The region's high hopes of 1989 and '90 have faded. "It will take a full generation before even the Central European nations can be considered secure, stable democracies," predicted J. Brian Atwood, head of the National Democratic Institute for International Affairs, in a recent speech.
Yet general dissatisfaction with the state of affairs hasn't translated into any nostalgia for the old days of communism. Public-opinion polls show multiparty politics and market economies still have strong support.
By large margins, the people of Eastern Europe "express their overwhelming desire to move forward," said Mr. Atwood.
That doesn't mean they're enjoying the transition. Poland, where political reform began earliest and prices were unfrozen two years ago, is an example.
Voters are apathetic in the country many credit with having sparked the collapse of communism in all its neighbors. Only 42 percent of those eligible cast ballots in last fall's general election.
The Polish parliament is a fractured body of many small parties. With stable coalitions all but impossible, power has been flowing inevitably to the executive - President Lech Walesa.
Even as he feuds with his latest nominee for prime minister, Jan Olszewski, Mr. Walesa is pressing for constitutional changes that would, in effect, allow him to go over a prime minister's head, pick a cabinet himself, and let it rule by decree. In a time of troubles Poland needs decisive government to stick with reforms, he argues.
"Poland may well be an indicator of what may happen in other countries," says Wolfgang Reinicke, a Brookings Institution European specialist.
Bulgaria, for instance, has progressed toward democracy faster than many Western analysts predicted it would. Yet the Bulgarian parliament is largely split between the old Communists, reborn as the Socialist Party, and Union of Democratic Forces reformers. The balance of power is held by a small party that represents ethnic Turks - not a happy situation in a country where anti-Turkish sentiment persists.
In Romania, a split along conservative and reformist lines threatens to divide the ruling National Salvation Front. Miners, fed up with skyrocketing prices and the turmoil of free market reforms, rioted in Bucharest last fall. General elections are still expected in the spring.
Even in Hungary and Czechoslovakia, executives are moving to increase their powers in the face of disillusion. Hungarian Prime Minister Jozsef Antall last month summarily dismissed a popular central bank president, whose sin apparently was to call for more open government. Czech President Vaclev Havel is trying to force through a referendum on Slovakian independence in the belief it will actually help keep his country from splitting in two.
All this turmoil is taking place in the context of perhaps greater turmoil over borders to the east.

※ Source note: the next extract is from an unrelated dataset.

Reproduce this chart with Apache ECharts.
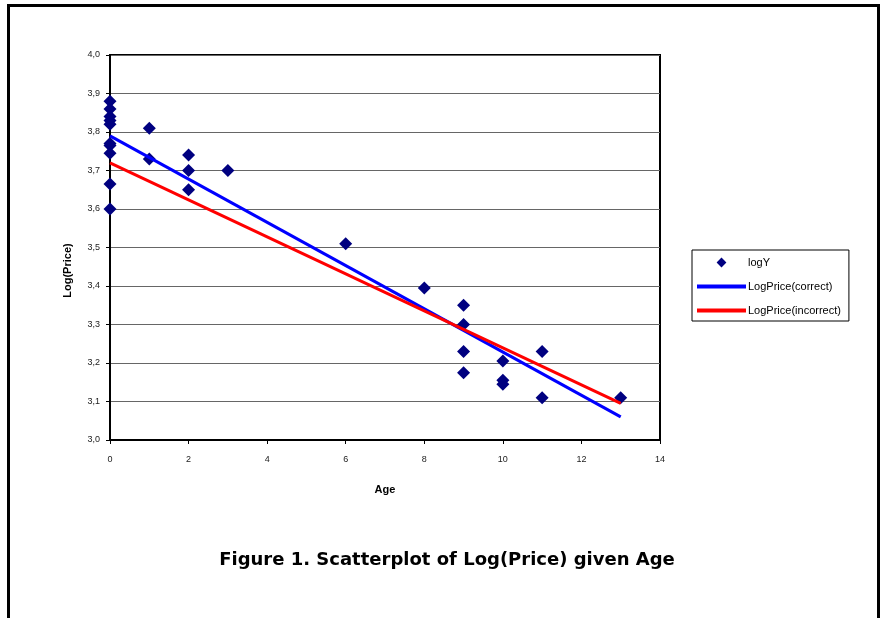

The emergence of the Ukraine as an independent nation could reignite historic Polish-Ukrainian tensions. The former Soviet republic of Moldavia might ask for reunification with Romania.
"The changes in the former Soviet Union are far from being just a neutral question for these countries," says Mihaly Simai, a Hungarian economist studying at the United States Institute for Peace.
And while attention focuses on the dire economic plight of former Soviet citizens, things won't be much better in many parts of the old Soviet eastern empire this winter. Across the nations of the region, living standards have fallen by 20 to 50 percent, as production at big state-owned industries stops or stagnates and unemployment skyrockets.
Some Western analysts are pessimistic about further economic shocks. "I think it will get worse before it gets better," says Mr. Reinicke.
Others say the corner has been turned. In Poland, privately owned industry is growing at a 20 percent annual clip, according to the World Bank. Throughout the more-advanced nations of Central Europe lines have disappeared and goods have flooded shops, expensive as they are.
Continued integration of Central and Eastern European nations into Western economic institutions such as the European Community and the International Monetary Fund could be their best hope.